In conclusion, there are several points that parents should consider when they raise their children to be bilingual. Of utmost importance is the fostering of their children's inner motivation to learn the heritage language and the enlisting of support from the schools and the community. A child does not become bilingual spontaneously. Children need parents who want them to become bilingual and who give their effort and patience toward that goal. Saturday school is an example of what parents can do to pass their language on to their children in lower ethnolinguistic vitality areas.

It is also becoming increasingly necessary to gather community support. The community is the place to promote both instrumental and integral motivations to develop the language through utilization and participation in cultural activities, and to foster the family's ethnic identity and value. A child who has positive attitudes toward his/her own ethnic group also has more positive attitudes toward other ethnic groups (Soh, 1992).

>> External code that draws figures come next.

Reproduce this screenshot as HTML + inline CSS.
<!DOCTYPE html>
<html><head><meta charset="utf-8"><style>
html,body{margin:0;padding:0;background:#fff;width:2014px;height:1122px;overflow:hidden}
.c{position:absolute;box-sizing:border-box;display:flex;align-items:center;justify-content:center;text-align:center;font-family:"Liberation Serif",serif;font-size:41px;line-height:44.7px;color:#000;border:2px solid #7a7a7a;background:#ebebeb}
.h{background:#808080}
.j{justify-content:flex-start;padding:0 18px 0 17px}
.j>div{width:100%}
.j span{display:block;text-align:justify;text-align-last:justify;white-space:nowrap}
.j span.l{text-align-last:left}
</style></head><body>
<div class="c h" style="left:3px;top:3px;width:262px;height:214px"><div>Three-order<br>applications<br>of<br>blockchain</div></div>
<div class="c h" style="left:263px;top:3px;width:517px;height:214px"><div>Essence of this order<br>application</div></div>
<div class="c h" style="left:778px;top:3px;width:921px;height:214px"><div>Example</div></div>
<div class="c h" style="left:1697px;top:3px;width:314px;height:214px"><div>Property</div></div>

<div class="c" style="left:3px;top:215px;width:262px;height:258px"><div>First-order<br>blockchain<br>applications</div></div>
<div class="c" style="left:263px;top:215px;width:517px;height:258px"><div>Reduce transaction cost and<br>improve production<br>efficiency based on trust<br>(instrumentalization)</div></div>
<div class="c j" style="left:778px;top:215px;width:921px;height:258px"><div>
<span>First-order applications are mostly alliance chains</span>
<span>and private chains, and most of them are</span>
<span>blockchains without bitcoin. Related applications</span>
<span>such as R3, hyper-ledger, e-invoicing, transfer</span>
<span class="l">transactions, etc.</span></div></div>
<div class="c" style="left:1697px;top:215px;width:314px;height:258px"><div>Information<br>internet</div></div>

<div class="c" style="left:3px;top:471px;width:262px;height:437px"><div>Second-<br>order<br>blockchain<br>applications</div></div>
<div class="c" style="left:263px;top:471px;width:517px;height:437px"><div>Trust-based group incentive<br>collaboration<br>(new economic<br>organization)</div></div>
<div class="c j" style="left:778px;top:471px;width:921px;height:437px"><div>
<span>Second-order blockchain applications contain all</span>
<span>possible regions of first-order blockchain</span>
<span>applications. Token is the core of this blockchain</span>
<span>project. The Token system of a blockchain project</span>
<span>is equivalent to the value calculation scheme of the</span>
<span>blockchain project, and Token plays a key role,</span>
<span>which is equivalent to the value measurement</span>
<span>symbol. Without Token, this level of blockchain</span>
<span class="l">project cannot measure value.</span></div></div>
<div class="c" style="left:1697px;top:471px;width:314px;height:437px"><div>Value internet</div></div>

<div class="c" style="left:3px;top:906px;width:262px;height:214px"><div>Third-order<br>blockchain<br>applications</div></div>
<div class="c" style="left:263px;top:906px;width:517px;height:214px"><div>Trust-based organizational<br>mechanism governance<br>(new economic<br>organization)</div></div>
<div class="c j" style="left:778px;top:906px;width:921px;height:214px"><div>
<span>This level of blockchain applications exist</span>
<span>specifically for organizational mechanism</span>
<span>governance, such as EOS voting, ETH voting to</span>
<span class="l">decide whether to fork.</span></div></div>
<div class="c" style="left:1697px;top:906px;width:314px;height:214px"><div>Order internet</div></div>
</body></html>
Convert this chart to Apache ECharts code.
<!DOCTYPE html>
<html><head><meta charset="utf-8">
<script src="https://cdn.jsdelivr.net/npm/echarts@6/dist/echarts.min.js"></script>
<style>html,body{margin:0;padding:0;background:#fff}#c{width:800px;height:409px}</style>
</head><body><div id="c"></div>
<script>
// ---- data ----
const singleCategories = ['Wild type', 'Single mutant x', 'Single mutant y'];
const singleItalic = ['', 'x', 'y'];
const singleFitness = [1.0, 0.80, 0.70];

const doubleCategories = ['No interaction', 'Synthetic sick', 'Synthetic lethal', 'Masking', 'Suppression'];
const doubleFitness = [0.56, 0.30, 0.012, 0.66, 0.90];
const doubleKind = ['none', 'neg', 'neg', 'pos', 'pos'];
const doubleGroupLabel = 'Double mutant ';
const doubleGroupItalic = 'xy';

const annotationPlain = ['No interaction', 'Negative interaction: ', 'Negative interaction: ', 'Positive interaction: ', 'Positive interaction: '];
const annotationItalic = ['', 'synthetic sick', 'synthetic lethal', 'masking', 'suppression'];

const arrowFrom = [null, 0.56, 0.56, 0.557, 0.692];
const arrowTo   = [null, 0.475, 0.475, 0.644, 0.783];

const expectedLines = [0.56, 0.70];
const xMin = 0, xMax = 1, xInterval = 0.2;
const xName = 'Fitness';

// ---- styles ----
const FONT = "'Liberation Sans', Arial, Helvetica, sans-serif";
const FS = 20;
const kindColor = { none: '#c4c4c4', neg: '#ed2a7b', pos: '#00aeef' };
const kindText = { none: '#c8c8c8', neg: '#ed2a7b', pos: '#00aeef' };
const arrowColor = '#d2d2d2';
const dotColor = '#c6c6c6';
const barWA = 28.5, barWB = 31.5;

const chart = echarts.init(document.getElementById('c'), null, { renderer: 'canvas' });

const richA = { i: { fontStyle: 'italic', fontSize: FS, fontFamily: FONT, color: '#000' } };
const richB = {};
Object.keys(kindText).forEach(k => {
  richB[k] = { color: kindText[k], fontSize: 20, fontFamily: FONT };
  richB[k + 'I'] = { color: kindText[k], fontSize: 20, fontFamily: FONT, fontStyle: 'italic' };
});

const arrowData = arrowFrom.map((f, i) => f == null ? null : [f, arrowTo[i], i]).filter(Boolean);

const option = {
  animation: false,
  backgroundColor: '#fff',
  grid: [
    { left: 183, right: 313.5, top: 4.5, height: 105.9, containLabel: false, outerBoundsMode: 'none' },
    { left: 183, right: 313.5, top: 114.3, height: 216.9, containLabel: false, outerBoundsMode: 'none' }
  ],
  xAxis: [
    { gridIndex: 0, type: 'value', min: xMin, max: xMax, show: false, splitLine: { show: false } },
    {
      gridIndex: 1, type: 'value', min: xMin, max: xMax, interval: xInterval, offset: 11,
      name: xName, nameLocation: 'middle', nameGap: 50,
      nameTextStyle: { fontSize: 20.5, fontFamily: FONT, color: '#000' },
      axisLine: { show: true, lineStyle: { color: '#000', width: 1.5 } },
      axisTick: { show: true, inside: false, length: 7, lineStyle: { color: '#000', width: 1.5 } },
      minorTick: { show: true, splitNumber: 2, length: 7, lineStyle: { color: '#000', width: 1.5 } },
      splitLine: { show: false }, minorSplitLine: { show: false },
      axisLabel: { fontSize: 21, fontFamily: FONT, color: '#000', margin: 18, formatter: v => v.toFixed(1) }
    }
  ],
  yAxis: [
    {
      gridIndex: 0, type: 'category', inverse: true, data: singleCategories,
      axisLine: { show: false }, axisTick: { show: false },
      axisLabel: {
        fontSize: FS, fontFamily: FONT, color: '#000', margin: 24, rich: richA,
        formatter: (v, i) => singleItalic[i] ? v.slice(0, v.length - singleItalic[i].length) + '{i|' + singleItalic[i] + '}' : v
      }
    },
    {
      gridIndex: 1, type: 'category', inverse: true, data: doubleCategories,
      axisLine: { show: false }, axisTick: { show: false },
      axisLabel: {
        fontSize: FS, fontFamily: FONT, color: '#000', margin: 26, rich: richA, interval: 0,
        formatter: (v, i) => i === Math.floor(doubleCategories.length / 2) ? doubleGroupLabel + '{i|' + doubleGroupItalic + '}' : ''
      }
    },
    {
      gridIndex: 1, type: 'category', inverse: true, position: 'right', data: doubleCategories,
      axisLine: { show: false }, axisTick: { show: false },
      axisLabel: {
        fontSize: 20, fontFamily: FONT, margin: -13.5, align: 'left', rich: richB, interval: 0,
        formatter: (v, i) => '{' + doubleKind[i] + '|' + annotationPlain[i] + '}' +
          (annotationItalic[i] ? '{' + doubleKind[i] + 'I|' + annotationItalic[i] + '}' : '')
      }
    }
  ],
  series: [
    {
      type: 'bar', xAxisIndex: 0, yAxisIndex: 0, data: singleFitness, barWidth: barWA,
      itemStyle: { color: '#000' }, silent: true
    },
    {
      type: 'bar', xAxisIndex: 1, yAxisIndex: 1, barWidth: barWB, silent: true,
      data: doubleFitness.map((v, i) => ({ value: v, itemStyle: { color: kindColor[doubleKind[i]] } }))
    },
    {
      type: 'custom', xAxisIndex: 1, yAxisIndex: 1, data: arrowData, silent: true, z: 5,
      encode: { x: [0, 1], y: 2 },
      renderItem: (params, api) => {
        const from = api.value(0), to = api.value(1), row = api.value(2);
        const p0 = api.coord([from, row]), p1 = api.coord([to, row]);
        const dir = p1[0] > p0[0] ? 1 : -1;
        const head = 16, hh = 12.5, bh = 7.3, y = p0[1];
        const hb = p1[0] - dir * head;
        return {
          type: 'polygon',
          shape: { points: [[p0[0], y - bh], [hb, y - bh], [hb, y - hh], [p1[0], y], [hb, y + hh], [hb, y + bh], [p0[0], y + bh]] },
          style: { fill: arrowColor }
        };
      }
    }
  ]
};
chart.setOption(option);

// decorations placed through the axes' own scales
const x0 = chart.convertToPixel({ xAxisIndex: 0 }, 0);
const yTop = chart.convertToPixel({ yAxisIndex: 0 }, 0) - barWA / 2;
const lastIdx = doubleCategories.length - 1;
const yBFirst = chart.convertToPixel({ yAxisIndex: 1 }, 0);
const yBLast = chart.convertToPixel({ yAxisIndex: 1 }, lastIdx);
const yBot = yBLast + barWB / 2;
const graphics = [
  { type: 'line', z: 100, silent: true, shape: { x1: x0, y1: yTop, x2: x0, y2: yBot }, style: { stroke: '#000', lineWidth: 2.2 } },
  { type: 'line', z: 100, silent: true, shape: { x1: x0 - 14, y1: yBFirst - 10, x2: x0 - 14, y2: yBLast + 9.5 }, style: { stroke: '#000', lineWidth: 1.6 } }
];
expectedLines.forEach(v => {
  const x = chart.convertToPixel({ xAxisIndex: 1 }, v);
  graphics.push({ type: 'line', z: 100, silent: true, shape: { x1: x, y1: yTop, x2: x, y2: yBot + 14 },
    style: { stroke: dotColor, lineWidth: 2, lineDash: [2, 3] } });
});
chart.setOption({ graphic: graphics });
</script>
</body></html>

Heritage language learners are valuable linguistic resources who will contribute not only to the country's prosperity but also to mutual understanding and respect among diverse ethnic communities, which is a factor that is becoming increasingly important in our society. The importance of promoting heritage and community language learners should be recognized, and we should make an effort to ensure that our children's heritage languages are not lost; this can only be possible with the cooperation of educators, parents, and the community.